TASK:
Your task is to print all of the material verbatim.

--- start of PROVIDED MATERIAL ---

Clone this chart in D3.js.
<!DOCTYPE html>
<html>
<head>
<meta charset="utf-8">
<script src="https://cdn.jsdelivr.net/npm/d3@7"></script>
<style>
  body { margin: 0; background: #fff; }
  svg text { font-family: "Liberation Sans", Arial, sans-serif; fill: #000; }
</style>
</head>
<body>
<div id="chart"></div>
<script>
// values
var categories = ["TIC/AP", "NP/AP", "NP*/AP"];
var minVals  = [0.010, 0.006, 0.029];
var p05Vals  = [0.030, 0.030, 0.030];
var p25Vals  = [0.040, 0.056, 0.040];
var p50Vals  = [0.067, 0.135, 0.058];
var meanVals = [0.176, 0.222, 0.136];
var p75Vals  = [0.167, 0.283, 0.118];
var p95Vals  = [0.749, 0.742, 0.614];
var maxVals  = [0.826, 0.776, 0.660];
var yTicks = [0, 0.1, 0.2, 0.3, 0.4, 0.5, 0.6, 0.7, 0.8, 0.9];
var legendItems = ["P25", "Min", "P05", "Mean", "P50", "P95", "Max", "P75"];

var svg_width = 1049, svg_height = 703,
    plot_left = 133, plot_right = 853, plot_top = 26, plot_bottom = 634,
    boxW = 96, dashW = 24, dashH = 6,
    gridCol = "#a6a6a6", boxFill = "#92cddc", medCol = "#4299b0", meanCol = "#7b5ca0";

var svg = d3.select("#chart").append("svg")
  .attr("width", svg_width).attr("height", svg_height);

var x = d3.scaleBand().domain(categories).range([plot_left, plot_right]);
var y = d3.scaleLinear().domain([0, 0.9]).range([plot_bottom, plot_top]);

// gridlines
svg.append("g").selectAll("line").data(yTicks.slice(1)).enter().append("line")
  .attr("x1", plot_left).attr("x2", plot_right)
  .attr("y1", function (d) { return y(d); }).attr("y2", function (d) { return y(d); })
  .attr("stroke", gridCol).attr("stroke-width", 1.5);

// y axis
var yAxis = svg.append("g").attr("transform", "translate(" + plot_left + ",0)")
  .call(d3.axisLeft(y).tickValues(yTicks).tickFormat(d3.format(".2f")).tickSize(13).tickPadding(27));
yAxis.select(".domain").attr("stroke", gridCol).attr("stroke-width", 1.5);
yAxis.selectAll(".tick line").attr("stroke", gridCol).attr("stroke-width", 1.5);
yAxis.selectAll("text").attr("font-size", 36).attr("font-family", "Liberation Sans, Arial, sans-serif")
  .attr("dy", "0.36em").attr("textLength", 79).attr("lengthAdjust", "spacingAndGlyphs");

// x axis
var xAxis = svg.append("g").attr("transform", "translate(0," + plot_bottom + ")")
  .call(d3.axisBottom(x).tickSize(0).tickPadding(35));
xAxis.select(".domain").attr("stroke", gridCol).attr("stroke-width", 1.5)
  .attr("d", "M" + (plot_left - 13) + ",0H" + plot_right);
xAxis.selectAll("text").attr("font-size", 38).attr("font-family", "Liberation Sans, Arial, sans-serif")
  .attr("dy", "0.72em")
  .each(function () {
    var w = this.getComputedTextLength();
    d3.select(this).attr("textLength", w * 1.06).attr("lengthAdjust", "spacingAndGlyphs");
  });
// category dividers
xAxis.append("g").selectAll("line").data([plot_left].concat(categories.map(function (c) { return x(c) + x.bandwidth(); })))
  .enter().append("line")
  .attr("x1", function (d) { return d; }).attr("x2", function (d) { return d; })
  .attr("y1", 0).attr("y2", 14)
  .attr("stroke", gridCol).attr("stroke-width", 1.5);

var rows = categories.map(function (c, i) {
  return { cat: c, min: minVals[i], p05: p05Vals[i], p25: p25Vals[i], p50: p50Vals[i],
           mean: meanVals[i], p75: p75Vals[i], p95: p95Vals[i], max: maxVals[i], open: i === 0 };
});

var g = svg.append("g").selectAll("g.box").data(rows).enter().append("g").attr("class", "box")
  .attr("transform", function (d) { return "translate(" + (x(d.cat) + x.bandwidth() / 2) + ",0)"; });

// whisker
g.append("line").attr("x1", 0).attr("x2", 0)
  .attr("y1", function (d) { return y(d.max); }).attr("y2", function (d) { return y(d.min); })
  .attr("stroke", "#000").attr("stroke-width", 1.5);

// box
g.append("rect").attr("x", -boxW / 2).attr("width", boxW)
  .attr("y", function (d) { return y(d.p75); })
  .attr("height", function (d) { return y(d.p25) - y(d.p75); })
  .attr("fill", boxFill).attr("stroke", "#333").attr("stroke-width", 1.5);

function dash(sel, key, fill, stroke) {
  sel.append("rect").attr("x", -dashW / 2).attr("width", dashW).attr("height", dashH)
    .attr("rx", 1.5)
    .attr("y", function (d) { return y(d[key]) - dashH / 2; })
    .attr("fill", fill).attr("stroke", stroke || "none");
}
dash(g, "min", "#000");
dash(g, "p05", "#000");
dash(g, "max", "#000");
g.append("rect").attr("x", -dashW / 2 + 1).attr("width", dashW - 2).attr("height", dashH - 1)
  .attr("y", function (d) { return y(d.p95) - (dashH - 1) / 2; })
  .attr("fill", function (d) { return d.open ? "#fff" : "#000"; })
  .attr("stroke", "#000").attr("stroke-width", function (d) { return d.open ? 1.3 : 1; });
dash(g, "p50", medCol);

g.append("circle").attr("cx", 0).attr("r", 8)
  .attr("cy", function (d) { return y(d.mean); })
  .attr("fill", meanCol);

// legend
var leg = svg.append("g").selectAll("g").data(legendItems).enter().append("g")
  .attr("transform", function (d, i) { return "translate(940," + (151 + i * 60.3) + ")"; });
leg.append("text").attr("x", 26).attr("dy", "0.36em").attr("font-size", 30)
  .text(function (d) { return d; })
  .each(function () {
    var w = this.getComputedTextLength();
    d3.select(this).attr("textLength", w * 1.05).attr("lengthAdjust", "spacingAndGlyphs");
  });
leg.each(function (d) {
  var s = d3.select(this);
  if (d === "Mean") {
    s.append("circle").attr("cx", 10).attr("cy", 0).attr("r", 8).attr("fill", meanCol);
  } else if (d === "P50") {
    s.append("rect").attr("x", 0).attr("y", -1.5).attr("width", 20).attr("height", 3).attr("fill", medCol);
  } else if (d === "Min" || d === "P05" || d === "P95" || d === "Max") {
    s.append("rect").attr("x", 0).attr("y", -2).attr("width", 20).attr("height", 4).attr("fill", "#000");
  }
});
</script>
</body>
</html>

--- end of PROVIDED MATERIAL ---

SOLUTION TO THIS TASK:
Clone this chart in D3.js.
<!DOCTYPE html>
<html>
<head>
<meta charset="utf-8">
<script src="https://cdn.jsdelivr.net/npm/d3@7"></script>
<style>
  body { margin: 0; background: #fff; }
  svg text { font-family: "Liberation Sans", Arial, sans-serif; fill: #000; }
</style>
</head>
<body>
<div id="chart"></div>
<script>
// values
var categories = ["TIC/AP", "NP/AP", "NP*/AP"];
var minVals  = [0.010, 0.006, 0.029];
var p05Vals  = [0.030, 0.030, 0.030];
var p25Vals  = [0.040, 0.056, 0.040];
var p50Vals  = [0.067, 0.135, 0.058];
var meanVals = [0.176, 0.222, 0.136];
var p75Vals  = [0.167, 0.283, 0.118];
var p95Vals  = [0.749, 0.742, 0.614];
var maxVals  = [0.826, 0.776, 0.660];
var yTicks = [0, 0.1, 0.2, 0.3, 0.4, 0.5, 0.6, 0.7, 0.8, 0.9];
var legendItems = ["P25", "Min", "P05", "Mean", "P50", "P95", "Max", "P75"];

var svg_width = 1049, svg_height = 703,
    plot_left = 133, plot_right = 853, plot_top = 26, plot_bottom = 634,
    boxW = 96, dashW = 24, dashH = 6,
    gridCol = "#a6a6a6", boxFill = "#92cddc", medCol = "#4299b0", meanCol = "#7b5ca0";

var svg = d3.select("#chart").append("svg")
  .attr("width", svg_width).attr("height", svg_height);

var x = d3.scaleBand().domain(categories).range([plot_left, plot_right]);
var y = d3.scaleLinear().domain([0, 0.9]).range([plot_bottom, plot_top]);

// gridlines
svg.append("g").selectAll("line").data(yTicks.slice(1)).enter().append("line")
  .attr("x1", plot_left).attr("x2", plot_right)
  .attr("y1", function (d) { return y(d); }).attr("y2", function (d) { return y(d); })
  .attr("stroke", gridCol).attr("stroke-width", 1.5);

// y axis
var yAxis = svg.append("g").attr("transform", "translate(" + plot_left + ",0)")
  .call(d3.axisLeft(y).tickValues(yTicks).tickFormat(d3.format(".2f")).tickSize(13).tickPadding(27));
yAxis.select(".domain").attr("stroke", gridCol).attr("stroke-width", 1.5);
yAxis.selectAll(".tick line").attr("stroke", gridCol).attr("stroke-width", 1.5);
yAxis.selectAll("text").attr("font-size", 36).attr("font-family", "Liberation Sans, Arial, sans-serif")
  .attr("dy", "0.36em").attr("textLength", 79).attr("lengthAdjust", "spacingAndGlyphs");

// x axis
var xAxis = svg.append("g").attr("transform", "translate(0," + plot_bottom + ")")
  .call(d3.axisBottom(x).tickSize(0).tickPadding(35));
xAxis.select(".domain").attr("stroke", gridCol).attr("stroke-width", 1.5)
  .attr("d", "M" + (plot_left - 13) + ",0H" + plot_right);
xAxis.selectAll("text").attr("font-size", 38).attr("font-family", "Liberation Sans, Arial, sans-serif")
  .attr("dy", "0.72em")
  .each(function () {
    var w = this.getComputedTextLength();
    d3.select(this).attr("textLength", w * 1.06).attr("lengthAdjust", "spacingAndGlyphs");
  });
// category dividers
xAxis.append("g").selectAll("line").data([plot_left].concat(categories.map(function (c) { return x(c) + x.bandwidth(); })))
  .enter().append("line")
  .attr("x1", function (d) { return d; }).attr("x2", function (d) { return d; })
  .attr("y1", 0).attr("y2", 14)
  .attr("stroke", gridCol).attr("stroke-width", 1.5);

var rows = categories.map(function (c, i) {
  return { cat: c, min: minVals[i], p05: p05Vals[i], p25: p25Vals[i], p50: p50Vals[i],
           mean: meanVals[i], p75: p75Vals[i], p95: p95Vals[i], max: maxVals[i], open: i === 0 };
});

var g = svg.append("g").selectAll("g.box").data(rows).enter().append("g").attr("class", "box")
  .attr("transform", function (d) { return "translate(" + (x(d.cat) + x.bandwidth() / 2) + ",0)"; });

// whisker
g.append("line").attr("x1", 0).attr("x2", 0)
  .attr("y1", function (d) { return y(d.max); }).attr("y2", function (d) { return y(d.min); })
  .attr("stroke", "#000").attr("stroke-width", 1.5);

// box
g.append("rect").attr("x", -boxW / 2).attr("width", boxW)
  .attr("y", function (d) { return y(d.p75); })
  .attr("height", function (d) { return y(d.p25) - y(d.p75); })
  .attr("fill", boxFill).attr("stroke", "#333").attr("stroke-width", 1.5);

function dash(sel, key, fill, stroke) {
  sel.append("rect").attr("x", -dashW / 2).attr("width", dashW).attr("height", dashH)
    .attr("rx", 1.5)
    .attr("y", function (d) { return y(d[key]) - dashH / 2; })
    .attr("fill", fill).attr("stroke", stroke || "none");
}
dash(g, "min", "#000");
dash(g, "p05", "#000");
dash(g, "max", "#000");
g.append("rect").attr("x", -dashW / 2 + 1).attr("width", dashW - 2).attr("height", dashH - 1)
  .attr("y", function (d) { return y(d.p95) - (dashH - 1) / 2; })
  .attr("fill", function (d) { return d.open ? "#fff" : "#000"; })
  .attr("stroke", "#000").attr("stroke-width", function (d) { return d.open ? 1.3 : 1; });
dash(g, "p50", medCol);

g.append("circle").attr("cx", 0).attr("r", 8)
  .attr("cy", function (d) { return y(d.mean); })
  .attr("fill", meanCol);

// legend
var leg = svg.append("g").selectAll("g").data(legendItems).enter().append("g")
  .attr("transform", function (d, i) { return "translate(940," + (151 + i * 60.3) + ")"; });
leg.append("text").attr("x", 26).attr("dy", "0.36em").attr("font-size", 30)
  .text(function (d) { return d; })
  .each(function () {
    var w = this.getComputedTextLength();
    d3.select(this).attr("textLength", w * 1.05).attr("lengthAdjust", "spacingAndGlyphs");
  });
leg.each(function (d) {
  var s = d3.select(this);
  if (d === "Mean") {
    s.append("circle").attr("cx", 10).attr("cy", 0).attr("r", 8).attr("fill", meanCol);
  } else if (d === "P50") {
    s.append("rect").attr("x", 0).attr("y", -1.5).attr("width", 20).attr("height", 3).attr("fill", medCol);
  } else if (d === "Min" || d === "P05" || d === "P95" || d === "Max") {
    s.append("rect").attr("x", 0).attr("y", -2).attr("width", 20).attr("height", 4).attr("fill", "#000");
  }
});
</script>
</body>
</html>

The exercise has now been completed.